The bill’s chief proponents said the rule changes for the mail-in ballots, along with funding to pay poll workers and buy plenty of personal protective equipment for them and voters, will go a long way toward an orderly, accessible election in November.
The use of traditional mail-in absentee ballots, usually fewer than 5% of all votes cast in a North Carolina election, is expected to spike because people at higher risk for complications from the coronavirus won’t venture out to voting centers and precincts. State law already allows any registered voter to cast a mail-in ballot.
The bill expands the options for registered voters to receive an absentee ballot request form, and state election officials will create by September an online site to submit completed requests. Instead of two witnesses to sign an envelope with a filled-out ballot, a voter would only need one this year. More than $27 million also would be distributed to the state and county election boards for things like ballot equipment and security upgrades. Supplies like face masks and single-use pens or cotton swabs to fill out ballots likely will be purchased.

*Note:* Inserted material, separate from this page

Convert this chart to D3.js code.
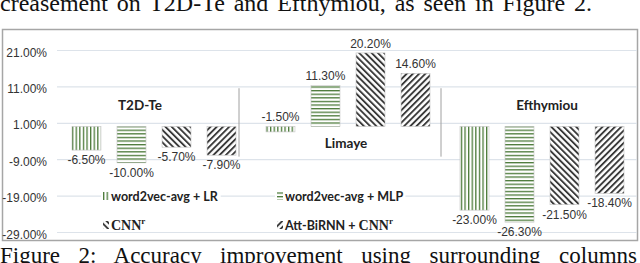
<!DOCTYPE html>
<html>
<head>
<meta charset="utf-8">
<script src="https://cdn.jsdelivr.net/npm/d3@7"></script>
<style>
  body { margin: 0; background: #fff; }
  svg { display: block; }
</style>
</head>
<body>
<svg id="chart" width="640" height="263"></svg>
<script>
// data
const groups = ["T2D-Te", "Limaye", "Efthymiou"];
const lrValues = [-6.5, -1.5, -23.0];
const mlpValues = [-10.0, 11.3, -26.3];
const cnnValues = [-5.7, 20.2, -21.5];
const attValues = [-7.9, 14.6, -18.4];
const yTicks = [21, 11, 1, -9, -19, -29];
const legendSans = ["word2vec-avg + LR", "word2vec-avg + MLP", "", "Att-BiRNN + "];
const legendSerif = ["", "", "CNN", "CNN"];
const headText = "creasement on T2D-Te and Efthymiou, as seen in Figure 2.";
const captionText = "Figure 2: Accuracy improvement using surrounding columns";

const series = [lrValues, mlpValues, cnnValues, attValues];
const patternIds = ["pv", "ph", "pdb", "pdf"];

// layout bits (not data)
const labelLevel = [4.5, -6, 4.5];
const labelDx = [-14, -2, 5];
const sepDx = [-12, -4];

const svg = d3.select("#chart");
const green = "#4b7a39", dark = "#3a3a3a";
const pct = d3.formatLocale({ decimal: ".", thousands: ",", grouping: [3], currency: ["", ""], minus: "-" }).format(".2f");

// patterns
const defs = svg.append("defs");
function stripes(id, w, h, rw, rh, color, rot) {
  const p = defs.append("pattern")
    .attr("id", id)
    .attr("patternUnits", "userSpaceOnUse")
    .attr("width", w).attr("height", h);
  if (rot) p.attr("patternTransform", "rotate(" + rot + ")");
  p.append("rect").attr("width", w).attr("height", h).attr("fill", "#fff");
  p.append("rect").attr("x", 0).attr("y", 0).attr("width", rw).attr("height", rh).attr("fill", color);
}
stripes("pv", 3.6, 10, 1.3, 10, green, 0);
stripes("ph", 10, 3.6, 10, 1.3, green, 0);
stripes("pdb", 4.4, 10, 1.9, 10, dark, -45);
stripes("pdf", 4.4, 10, 1.9, 10, dark, 45);

// surrounding paper text
function fitWords(sel, target) {
  const n = (sel.text().match(/ /g) || []).length;
  const w = sel.node().getComputedTextLength();
  sel.attr("word-spacing", Math.max(0, (target - w) / n));
}
const head = svg.append("text")
  .attr("x", 0).attr("y", 11)
  .style("font-family", "'Liberation Serif', serif")
  .style("font-size", "24px")
  .attr("fill", "#111")
  .text(headText);
fitWords(head, 592);

const caption = svg.append("text")
  .attr("x", 0).attr("y", 263)
  .style("font-family", "'Liberation Serif', serif")
  .style("font-size", "23px")
  .attr("fill", "#111")
  .text(captionText);
fitWords(caption, 637);

// frame
svg.append("rect")
  .attr("x", 2.5).attr("y", 29.5)
  .attr("width", 635).attr("height", 211)
  .attr("fill", "#fff")
  .attr("stroke", "#a6a6a6")
  .attr("stroke-width", 1.5);

// scales
const x0 = d3.scaleBand().domain(groups).range([57, 639]);
const x1 = d3.scaleBand().domain(d3.range(series.length))
  .range([0, x0.bandwidth()])
  .paddingInner(0.356)
  .paddingOuter(0.333);
const y = d3.scaleLinear().domain([-29, 21]).range([232, 50]);

// grid + y labels
const yAxis = d3.axisLeft(y).tickValues(yTicks)
  .tickSize(-(637 - 57))
  .tickFormat(d => pct(d) + "%");
const ga = svg.append("g").attr("transform", "translate(57,0)").call(yAxis);
ga.select(".domain").remove();
ga.selectAll(".tick line").attr("stroke", "#dde3ea").attr("stroke-width", 1.2);
ga.selectAll(".tick text")
  .attr("x", -10).attr("dy", "0.5em")
  .attr("fill", "#333")
  .style("font-family", "'Liberation Sans', Arial, sans-serif")
  .style("font-size", "12px");

// group separators
svg.append("g").selectAll("line")
  .data(groups.slice(1))
  .join("line")
  .attr("x1", (g, i) => x0(g) + sepDx[i])
  .attr("x2", (g, i) => x0(g) + sepDx[i])
  .attr("y1", y(10.5))
  .attr("y2", y(-8.3))
  .attr("stroke", "#a0a0a0")
  .attr("stroke-width", 1);

// group labels
svg.append("g").selectAll("text")
  .data(groups)
  .join("text")
  .attr("x", (g, i) => x0(g) + x0.bandwidth() / 2 + labelDx[i])
  .attr("y", (g, i) => y(labelLevel[i]))
  .attr("text-anchor", "middle")
  .attr("fill", "#222")
  .style("font-family", "Lato, 'Open Sans', sans-serif")
  .style("font-weight", "bold")
  .style("font-size", "13.5px")
  .text(g => g);

// bars
const cells = [];
groups.forEach((g, gi) => series.forEach((s, si) => cells.push({ g, si, v: s[gi] })));

const bars = svg.append("g");
bars.selectAll("rect")
  .data(cells)
  .join("rect")
  .attr("x", d => x0(d.g) + x1(d.si))
  .attr("width", x1.bandwidth())
  .attr("y", d => y(Math.max(0, d.v)))
  .attr("height", d => Math.abs(y(d.v) - y(0)))
  .attr("fill", d => "url(#" + patternIds[d.si] + ")")
  .attr("stroke", "#c4c4c4")
  .attr("stroke-width", 0.6);

bars.selectAll("text")
  .data(cells)
  .join("text")
  .attr("x", d => x0(d.g) + x1(d.si) + x1.bandwidth() / 2)
  .attr("y", d => (d.v < -3) ? y(d.v) + 14 : y(Math.max(0, d.v)) - 5)
  .attr("text-anchor", "middle")
  .attr("fill", "#333")
  .style("font-family", "'Liberation Sans', Arial, sans-serif")
  .style("font-size", "12px")
  .text(d => pct(d.v) + "%");

// legend
const legCols = [103, 277], legRows = [196, 225];
const leg = svg.append("g");
series.forEach((s, i) => {
  const lx = legCols[i % 2], ly = legRows[Math.floor(i / 2)];
  const item = leg.append("g").attr("transform", "translate(" + lx + "," + ly + ")");
  const bg = item.append("rect").attr("fill", "#fff");
  item.append("rect")
    .attr("x", 0).attr("y", -4)
    .attr("width", 6).attr("height", 8)
    .attr("fill", "url(#" + patternIds[i] + ")");
  const t = item.append("text")
    .attr("x", 8).attr("y", 4.5)
    .attr("fill", "#222");
  t.append("tspan")
    .style("font-family", "Lato, 'Open Sans', sans-serif")
    .style("font-weight", "bold")
    .style("font-size", "12.5px")
    .text(legendSans[i]);
  if (legendSerif[i]) {
    t.append("tspan")
      .style("font-family", "'Liberation Serif', serif")
      .style("font-weight", "bold")
      .style("font-size", "14px")
      .text(legendSerif[i]);
    t.append("tspan")
      .attr("dy", -6)
      .style("font-family", "'Liberation Serif', serif")
      .style("font-weight", "bold")
      .style("font-size", "9px")
      .text("r");
  }
  const bb = t.node().getBBox();
  bg.attr("x", -2).attr("y", -9).attr("width", bb.x + bb.width + 4).attr("height", 16);
});
</script>
</body>
</html>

Cooper will review the bill coming to his desk, spokesperson Dory MacMillan said Thursday. Cooper has said he likes legislation that makes it easier to use absentee ballots.

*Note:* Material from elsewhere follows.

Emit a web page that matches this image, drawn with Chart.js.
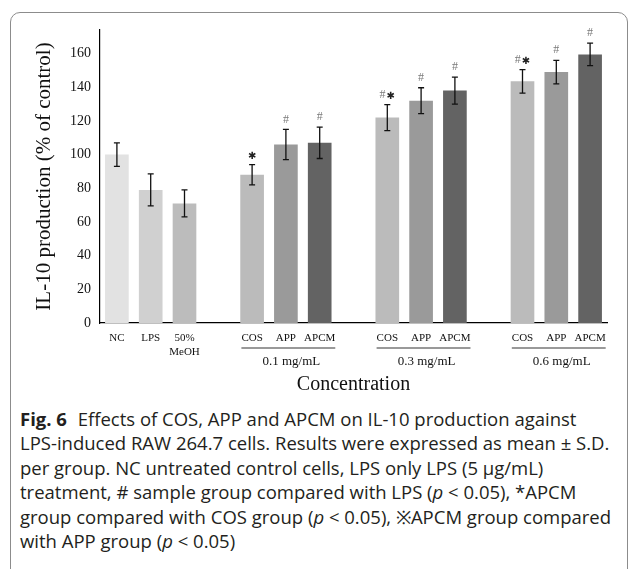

A handful of Democrats said the measure didn’t go far enough to help voters isolated by the pandemic or who aren’t regular absentee voters. They wanted the state to offer prepaid postage for ballot envelopes, to make Election Day a state holiday and give counties flexible hours for early in-person voting sites.
Sen. Warren Daniel, a Burke County Republican who helped shepherd the House bill, said there was some items he didn’t like or were left out, too. “It has been thoroughly vetted,” Daniel said before the Senate voted 37-12 for the measure. “From where I sit, that looks like a compromise.”
The House agreed to the Senate changes by a vote of 105-14, but not before renewed criticisms of language that would add public assistance identification cards to the list of qualifying photo IDs that could be used should a voter ID mandate in North Carolina’s constitution ever get enforced. Courts have blocked a separate law that carries out the mandate, so it likely won’t happen this year.
Some Democrats referred to the recent local demonstrations for racial equality following the police custody death in Minnesota of George Floyd in opposing the voter ID language. Voter ID foes say the requirement discourages people from voting.
The protesters “want to be heard and I think they want to be able to vote,” said Rep. Vernetta Alston, a Durham County Democrat, who voted against the bill.